▸ Short problem:
Retype only what runs from the beginning of the data through the line with "ax.set_axisbelow(True)"; please omit the pictures and keep every line exact.

▸ Recorded data:

-- BEGIN --

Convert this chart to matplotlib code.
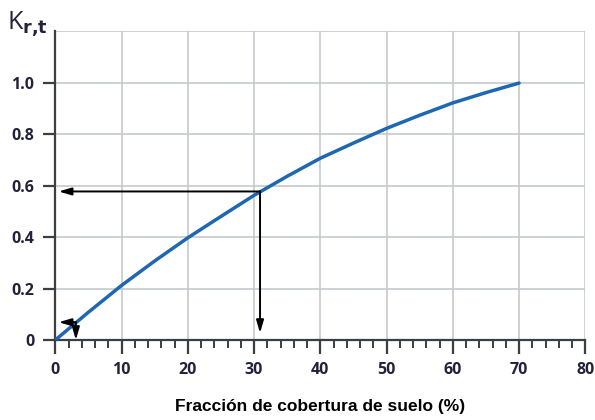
import matplotlib
matplotlib.use('Agg')
import matplotlib.pyplot as plt
from matplotlib.ticker import MultipleLocator

# valores
cobertura = [0, 5, 10, 15, 20, 25, 30, 35, 40, 45, 50, 55, 60, 65, 70]
kr = [0, 0.108, 0.212, 0.307, 0.397, 0.48, 0.562, 0.636, 0.706, 0.765, 0.822, 0.873, 0.921, 0.961, 0.998]

# lecturas marcadas con flechas: (cobertura, Kr)
lecturas = [(30.9, 0.577), (3.1, 0.069)]

x_ticks = [0, 10, 20, 30, 40, 50, 60, 70, 80]
x_labels = ['0', '10', '20', '30', '40', '50', '60', '70', '80']
y_ticks = [0, 0.2, 0.4, 0.6, 0.8, 1.0]
y_labels = ['0', '0.2', '0.4', '0.6', '0.8', '1.0']

eje = '#3a3f44'
rejilla = '#c3c9cf'
azul = '#1f67b0'
texto = '#22223a'
fuente = dict(family='Open Sans', weight='bold', size=11.5, color=texto)

fig = plt.figure(figsize=(5.95, 4.2), dpi=100)
ax = fig.add_axes([0.093, 0.1905, 0.8907, 0.7355])

ax.plot(cobertura, kr, color=azul, lw=2.5, solid_capstyle='round',
        solid_joinstyle='round', zorder=3)

flecha = dict(arrowstyle='-|>,head_length=0.75,head_width=0.22',
              color='black', lw=1.4, shrinkA=0, shrinkB=0)
for xv, yv in lecturas:
    ax.annotate('', xy=(0.5, yv), xytext=(xv, yv), arrowprops=flecha, zorder=4)
    ax.annotate('', xy=(xv, 0.027 if xv > 10 else 0.0), xytext=(xv, yv),
                arrowprops=flecha, zorder=4)

ax.set_xlim(0, 80)
ax.set_ylim(0, 1.2)
ax.set_xticks(x_ticks, x_labels, **fuente)
ax.set_yticks(y_ticks, y_labels, **fuente)
ax.xaxis.set_minor_locator(MultipleLocator(2))

ax.grid(True, color=rejilla, lw=1.2, zorder=0)
ax.axhline(1.2, color=rejilla, lw=1.2, zorder=0)
ax.set_axisbelow(True)

for s in ['top', 'right']:
    ax.spines[s].set_visible(False)
for s in ['left', 'bottom']:
    ax.spines[s].set_color(eje)
    ax.spines[s].set_linewidth(1.6)

ax.tick_params(axis='x', which='major', direction='out', length=10, width=1.6,
               color=eje, pad=6)
ax.tick_params(axis='x', which='minor', direction='out', length=6, width=1.4, color=eje)
ax.tick_params(axis='y', which='major', direction='out', length=9, width=1.6,
               color=eje, pad=6)

ax.set_xlabel('Fracción de cobertura de suelo (%)', fontfamily='Liberation Sans',
              fontweight='bold', fontsize=12.5, color='black', labelpad=15)
fig.text(0.012, 0.93, r'K$_{\mathbf{r{,}t}}$', fontfamily='Open Sans',
         fontsize=18, color=texto)

fig.savefig('out.png', dpi=100)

-- END --

▸ Task result:
Convert this chart to matplotlib code.
import matplotlib
matplotlib.use('Agg')
import matplotlib.pyplot as plt
from matplotlib.ticker import MultipleLocator

# valores
cobertura = [0, 5, 10, 15, 20, 25, 30, 35, 40, 45, 50, 55, 60, 65, 70]
kr = [0, 0.108, 0.212, 0.307, 0.397, 0.48, 0.562, 0.636, 0.706, 0.765, 0.822, 0.873, 0.921, 0.961, 0.998]

# lecturas marcadas con flechas: (cobertura, Kr)
lecturas = [(30.9, 0.577), (3.1, 0.069)]

x_ticks = [0, 10, 20, 30, 40, 50, 60, 70, 80]
x_labels = ['0', '10', '20', '30', '40', '50', '60', '70', '80']
y_ticks = [0, 0.2, 0.4, 0.6, 0.8, 1.0]
y_labels = ['0', '0.2', '0.4', '0.6', '0.8', '1.0']

eje = '#3a3f44'
rejilla = '#c3c9cf'
azul = '#1f67b0'
texto = '#22223a'
fuente = dict(family='Open Sans', weight='bold', size=11.5, color=texto)

fig = plt.figure(figsize=(5.95, 4.2), dpi=100)
ax = fig.add_axes([0.093, 0.1905, 0.8907, 0.7355])

ax.plot(cobertura, kr, color=azul, lw=2.5, solid_capstyle='round',
        solid_joinstyle='round', zorder=3)

flecha = dict(arrowstyle='-|>,head_length=0.75,head_width=0.22',
              color='black', lw=1.4, shrinkA=0, shrinkB=0)
for xv, yv in lecturas:
    ax.annotate('', xy=(0.5, yv), xytext=(xv, yv), arrowprops=flecha, zorder=4)
    ax.annotate('', xy=(xv, 0.027 if xv > 10 else 0.0), xytext=(xv, yv),
                arrowprops=flecha, zorder=4)

ax.set_xlim(0, 80)
ax.set_ylim(0, 1.2)
ax.set_xticks(x_ticks, x_labels, **fuente)
ax.set_yticks(y_ticks, y_labels, **fuente)
ax.xaxis.set_minor_locator(MultipleLocator(2))

ax.grid(True, color=rejilla, lw=1.2, zorder=0)
ax.axhline(1.2, color=rejilla, lw=1.2, zorder=0)
ax.set_axisbelow(True)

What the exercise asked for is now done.